- Given request -
Leave the pictures out. Return all other data exactly.

================

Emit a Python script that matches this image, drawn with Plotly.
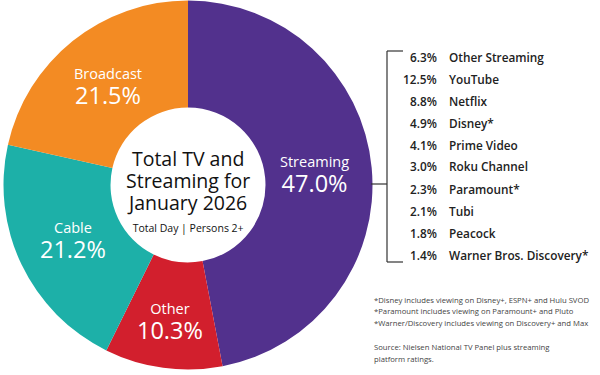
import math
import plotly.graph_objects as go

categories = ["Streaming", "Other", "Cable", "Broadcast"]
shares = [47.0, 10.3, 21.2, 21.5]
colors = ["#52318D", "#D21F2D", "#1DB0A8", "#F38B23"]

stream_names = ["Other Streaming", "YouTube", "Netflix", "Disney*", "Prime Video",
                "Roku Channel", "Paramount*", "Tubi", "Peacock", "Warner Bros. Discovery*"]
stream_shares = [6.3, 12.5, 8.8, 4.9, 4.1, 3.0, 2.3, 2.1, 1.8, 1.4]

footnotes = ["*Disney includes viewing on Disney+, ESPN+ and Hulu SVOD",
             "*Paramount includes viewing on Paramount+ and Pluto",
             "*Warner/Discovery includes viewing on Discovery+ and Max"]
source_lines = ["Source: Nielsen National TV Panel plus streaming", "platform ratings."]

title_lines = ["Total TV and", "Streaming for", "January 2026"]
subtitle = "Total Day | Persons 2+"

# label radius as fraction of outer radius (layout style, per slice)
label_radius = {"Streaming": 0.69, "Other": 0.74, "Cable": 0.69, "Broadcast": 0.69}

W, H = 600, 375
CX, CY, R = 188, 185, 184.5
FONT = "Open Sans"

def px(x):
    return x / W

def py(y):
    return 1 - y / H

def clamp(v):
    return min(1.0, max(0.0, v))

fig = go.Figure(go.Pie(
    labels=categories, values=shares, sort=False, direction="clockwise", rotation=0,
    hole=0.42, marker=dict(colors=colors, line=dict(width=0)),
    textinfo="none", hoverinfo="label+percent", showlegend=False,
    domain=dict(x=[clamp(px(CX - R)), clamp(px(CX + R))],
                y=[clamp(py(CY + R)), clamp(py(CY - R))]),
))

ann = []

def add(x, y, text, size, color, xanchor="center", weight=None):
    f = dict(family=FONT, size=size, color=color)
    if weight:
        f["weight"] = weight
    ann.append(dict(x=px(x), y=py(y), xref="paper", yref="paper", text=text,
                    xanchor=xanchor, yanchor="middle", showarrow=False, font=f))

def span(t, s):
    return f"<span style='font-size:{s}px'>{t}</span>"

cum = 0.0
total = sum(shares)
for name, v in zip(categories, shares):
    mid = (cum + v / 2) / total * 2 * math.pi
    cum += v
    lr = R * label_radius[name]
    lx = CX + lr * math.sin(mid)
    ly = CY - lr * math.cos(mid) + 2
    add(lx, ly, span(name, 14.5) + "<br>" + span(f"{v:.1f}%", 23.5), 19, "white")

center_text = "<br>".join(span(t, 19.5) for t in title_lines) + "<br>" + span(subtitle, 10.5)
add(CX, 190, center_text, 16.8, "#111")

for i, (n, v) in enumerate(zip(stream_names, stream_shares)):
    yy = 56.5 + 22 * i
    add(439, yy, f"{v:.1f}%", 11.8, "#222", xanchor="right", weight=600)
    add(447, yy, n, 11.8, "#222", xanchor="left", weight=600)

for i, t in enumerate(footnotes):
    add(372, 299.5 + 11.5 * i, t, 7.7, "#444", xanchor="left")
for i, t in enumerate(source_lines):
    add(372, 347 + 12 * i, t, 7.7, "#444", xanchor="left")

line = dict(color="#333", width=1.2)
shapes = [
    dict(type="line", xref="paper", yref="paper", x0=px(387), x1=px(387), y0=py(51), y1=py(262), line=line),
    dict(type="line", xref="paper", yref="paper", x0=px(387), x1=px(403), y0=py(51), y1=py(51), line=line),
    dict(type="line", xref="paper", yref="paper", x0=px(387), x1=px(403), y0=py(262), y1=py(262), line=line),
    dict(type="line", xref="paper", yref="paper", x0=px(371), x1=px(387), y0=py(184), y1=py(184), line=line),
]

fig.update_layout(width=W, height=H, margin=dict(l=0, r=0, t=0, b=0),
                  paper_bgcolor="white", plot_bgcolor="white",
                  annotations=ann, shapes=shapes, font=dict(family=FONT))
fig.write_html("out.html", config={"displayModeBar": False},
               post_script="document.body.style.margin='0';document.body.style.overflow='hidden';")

================

- Problem solution -
Emit a Python script that matches this image, drawn with Plotly.
import math
import plotly.graph_objects as go

categories = ["Streaming", "Other", "Cable", "Broadcast"]
shares = [47.0, 10.3, 21.2, 21.5]
colors = ["#52318D", "#D21F2D", "#1DB0A8", "#F38B23"]

stream_names = ["Other Streaming", "YouTube", "Netflix", "Disney*", "Prime Video",
                "Roku Channel", "Paramount*", "Tubi", "Peacock", "Warner Bros. Discovery*"]
stream_shares = [6.3, 12.5, 8.8, 4.9, 4.1, 3.0, 2.3, 2.1, 1.8, 1.4]

footnotes = ["*Disney includes viewing on Disney+, ESPN+ and Hulu SVOD",
             "*Paramount includes viewing on Paramount+ and Pluto",
             "*Warner/Discovery includes viewing on Discovery+ and Max"]
source_lines = ["Source: Nielsen National TV Panel plus streaming", "platform ratings."]

title_lines = ["Total TV and", "Streaming for", "January 2026"]
subtitle = "Total Day | Persons 2+"

# label radius as fraction of outer radius (layout style, per slice)
label_radius = {"Streaming": 0.69, "Other": 0.74, "Cable": 0.69, "Broadcast": 0.69}

W, H = 600, 375
CX, CY, R = 188, 185, 184.5
FONT = "Open Sans"

def px(x):
    return x / W

def py(y):
    return 1 - y / H

def clamp(v):
    return min(1.0, max(0.0, v))

fig = go.Figure(go.Pie(
    labels=categories, values=shares, sort=False, direction="clockwise", rotation=0,
    hole=0.42, marker=dict(colors=colors, line=dict(width=0)),
    textinfo="none", hoverinfo="label+percent", showlegend=False,
    domain=dict(x=[clamp(px(CX - R)), clamp(px(CX + R))],
                y=[clamp(py(CY + R)), clamp(py(CY - R))]),
))

ann = []

def add(x, y, text, size, color, xanchor="center", weight=None):
    f = dict(family=FONT, size=size, color=color)
    if weight:
        f["weight"] = weight
    ann.append(dict(x=px(x), y=py(y), xref="paper", yref="paper", text=text,
                    xanchor=xanchor, yanchor="middle", showarrow=False, font=f))

def span(t, s):
    return f"<span style='font-size:{s}px'>{t}</span>"

cum = 0.0
total = sum(shares)
for name, v in zip(categories, shares):
    mid = (cum + v / 2) / total * 2 * math.pi
    cum += v
    lr = R * label_radius[name]
    lx = CX + lr * math.sin(mid)
    ly = CY - lr * math.cos(mid) + 2
    add(lx, ly, span(name, 14.5) + "<br>" + span(f"{v:.1f}%", 23.5), 19, "white")

center_text = "<br>".join(span(t, 19.5) for t in title_lines) + "<br>" + span(subtitle, 10.5)
add(CX, 190, center_text, 16.8, "#111")

for i, (n, v) in enumerate(zip(stream_names, stream_shares)):
    yy = 56.5 + 22 * i
    add(439, yy, f"{v:.1f}%", 11.8, "#222", xanchor="right", weight=600)
    add(447, yy, n, 11.8, "#222", xanchor="left", weight=600)

for i, t in enumerate(footnotes):
    add(372, 299.5 + 11.5 * i, t, 7.7, "#444", xanchor="left")
for i, t in enumerate(source_lines):
    add(372, 347 + 12 * i, t, 7.7, "#444", xanchor="left")

line = dict(color="#333", width=1.2)
shapes = [
    dict(type="line", xref="paper", yref="paper", x0=px(387), x1=px(387), y0=py(51), y1=py(262), line=line),
    dict(type="line", xref="paper", yref="paper", x0=px(387), x1=px(403), y0=py(51), y1=py(51), line=line),
    dict(type="line", xref="paper", yref="paper", x0=px(387), x1=px(403), y0=py(262), y1=py(262), line=line),
    dict(type="line", xref="paper", yref="paper", x0=px(371), x1=px(387), y0=py(184), y1=py(184), line=line),
]

fig.update_layout(width=W, height=H, margin=dict(l=0, r=0, t=0, b=0),
                  paper_bgcolor="white", plot_bgcolor="white",
                  annotations=ann, shapes=shapes, font=dict(family=FONT))
fig.write_html("out.html", config={"displayModeBar": False},
               post_script="document.body.style.margin='0';document.body.style.overflow='hidden';")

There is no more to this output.